Third and fourth stages, spaced several months apart, involve optional additions like testicular implants and an erectile device. These don’t affect urination.
Urination After Metoidioplasty
Metoidioplasty is a smaller-scale option for trans men that works with existing tissue. After at least a year of testosterone therapy, the clitoris grows significantly. During surgery, the surgeon releases it from surrounding tissue and divides a ligament to maximize length, creating a small phallus.
If you opt for urethral lengthening during metoidioplasty, standing urination is usually possible. Surgeons use tissue from the labia minora to extend the urethral channel through the new phallus. Whether standing urination works well depends partly on your individual anatomy, including how much growth testosterone produced and how the tissue heals. Some people find they can stand to urinate reliably, while others prefer to sit or hover depending on the situation.
The Catheter Period
Regardless of the procedure, you’ll have a urinary catheter for a period after surgery. For vaginoplasty (both full-depth and zero-depth), the catheter typically stays in for about two weeks.

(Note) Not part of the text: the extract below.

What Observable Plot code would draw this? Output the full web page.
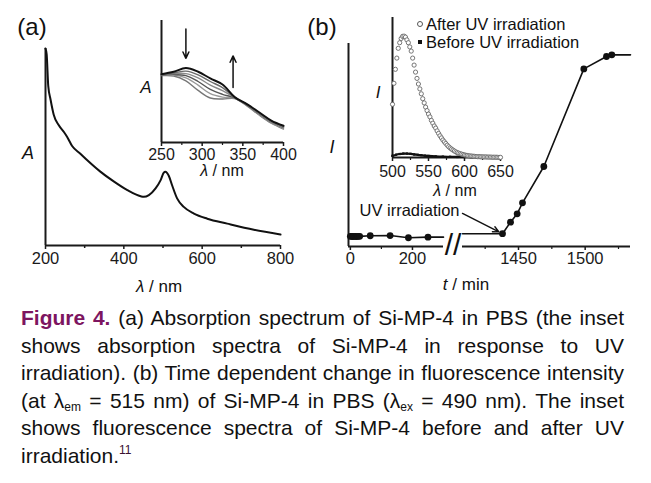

During this time, urine drains into a collection bag, and you won’t need to actively urinate at all. It feels odd but isn’t painful for most people.
For phalloplasty with urethral lengthening, the catheter period can be longer because the new urethral channel needs more time to heal before urine flows through it. Your surgical team will set a specific timeline based on how your healing progresses.
Before the catheter comes out, you’ll go through a voiding trial. A clinician fills your bladder with fluid through the catheter, waits until you feel a strong urge to go, then deflates the catheter balloon and removes it. You urinate into a measuring container so the team can confirm your bladder is emptying properly. If the trial goes well, the catheter stays out. If not, it may need to stay in for a few more days before trying again.
Pelvic Floor Recovery
Surgery in the pelvic region affects the muscles that control urination. A couple of months after your procedure, your care team may recommend pelvic floor physical therapy. A therapist evaluates the strength, endurance, and coordination of your pelvic muscles through a physical exam, then designs a program targeting your specific issues.
Common goals include reducing bathroom accidents, decreasing pain during urination, and improving comfort while sitting, walking, or standing. Biofeedback training, where sensors help you visualize your muscle contractions in real time, is one of the main tools used. Many people don’t realize how much tension they’re holding in their pelvic floor after surgery, and learning to relax those muscles can be just as important as strengthening them.
What the Adjustment Actually Feels Like
The sensation of urinating changes after surgery, and this catches some people off guard even when they’ve been well-informed. After vaginoplasty, the shorter urethra means urine exits faster and closer to the body. You may need to wipe differently than you’re used to. After phalloplasty or metoidioplasty with urethral lengthening, the stream travels through tissue that has never carried urine before, which can feel unusual at first. Sensation in the new urethra varies from person to person.
Temporary burning or stinging during urination is common in the first weeks after catheter removal, regardless of the procedure. This usually fades as tissues finish healing. Persistent pain, a very weak stream, or spraying in unexpected directions can signal a complication like a stricture or fistula, which your surgical team can address. These complications are more common after phalloplasty urethral lengthening than after vaginoplasty, simply because the urethral reconstruction is more extensive.